En effet, l’article 46 de l’ordonnance du 17 octobre 1945, modifié par l’article 20 de la loi du 13  avril 1946, répute non écrite toute disposition des baux restrictive des droits stipulés par l’ordonnance de 1945 et la loi du 13 avril 1946 ; le droit de chasser accordé au fermier est un des droits stipulés par la loi du 13 avril 1946 ; la clause du bail qui restreindrait ou supprimerait ce droit devrait donc être réputée non écrite. Nous pensons même que le fermier ne pourrait renoncer à l’exercice du droit de chasser par une clause du bail ; cette clause aussi serait réputée non écrite ; si le fermier accepte de renoncer à user du droit de chasser, il ne peut le faire qu’après coup ; de là la disposition du deuxième alinéa de l’article 42 bis, portant que, si le fermier n’entend pas user du droit de chasser, il doit en aviser le bailleur au moyen d’une lettre recommandée avec avis de réception. Le législateur a dû penser que si le fermier, pouvait renoncer au droit de chasser par une clause du bail, le bailleur pourrait toujours l’obliger à consentir à cette renonciation en en faisant une condition sine qua non de la passation du bail.
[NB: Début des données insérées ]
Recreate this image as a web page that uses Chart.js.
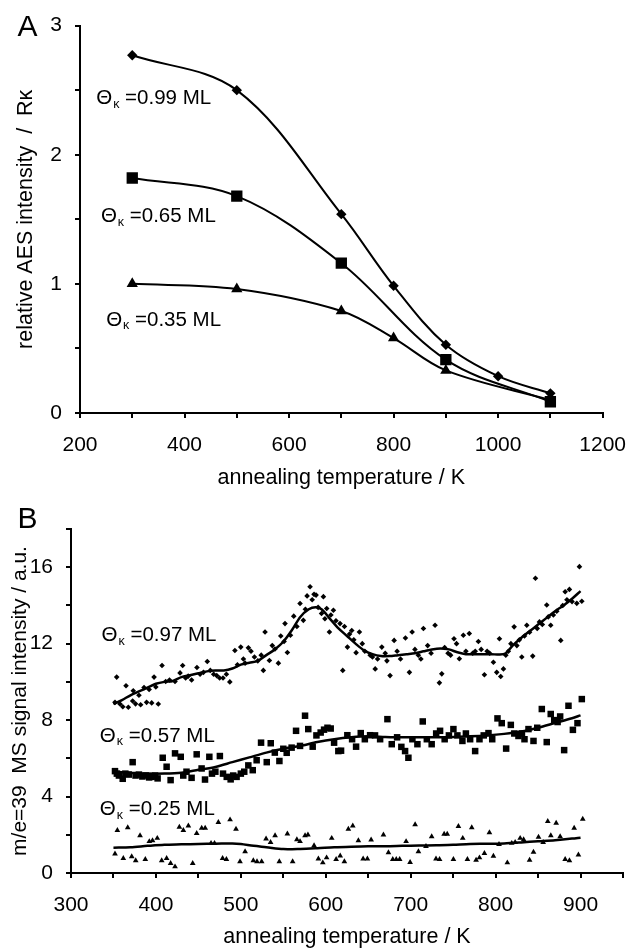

Ceci nous amène donc à cette conclusion qu’il n’est pas permis au propriétaire d’apporter, ni par le bail, ni par une décision ultérieurs, des restrictions au droit de chasser du fermier. C’est seulement par un accord postérieur au bail que ces restrictions pourraient être apportées.

Il y a lieu de noter, en terminant, que le fermier, autorisé par la loi à chasser, ne peut le faire qu’en respectant les conditions générales réglementant la chasse ; notamment, il doit avoir obtenu un permis de chasse, et, pour cela, il doit nécessairement avoir adhéré à une société de chasseurs, dont il est tenu de respecter les statuts, même s’il en résulte certaines restrictions au libre exercice du droit de chasser. Il y aurait peut-être là un moyen de remédier aux inconvénients précédemment signalés.

Paul COLIN,

Docteur en droit, Avocat à la Cour d’Appel de Paris.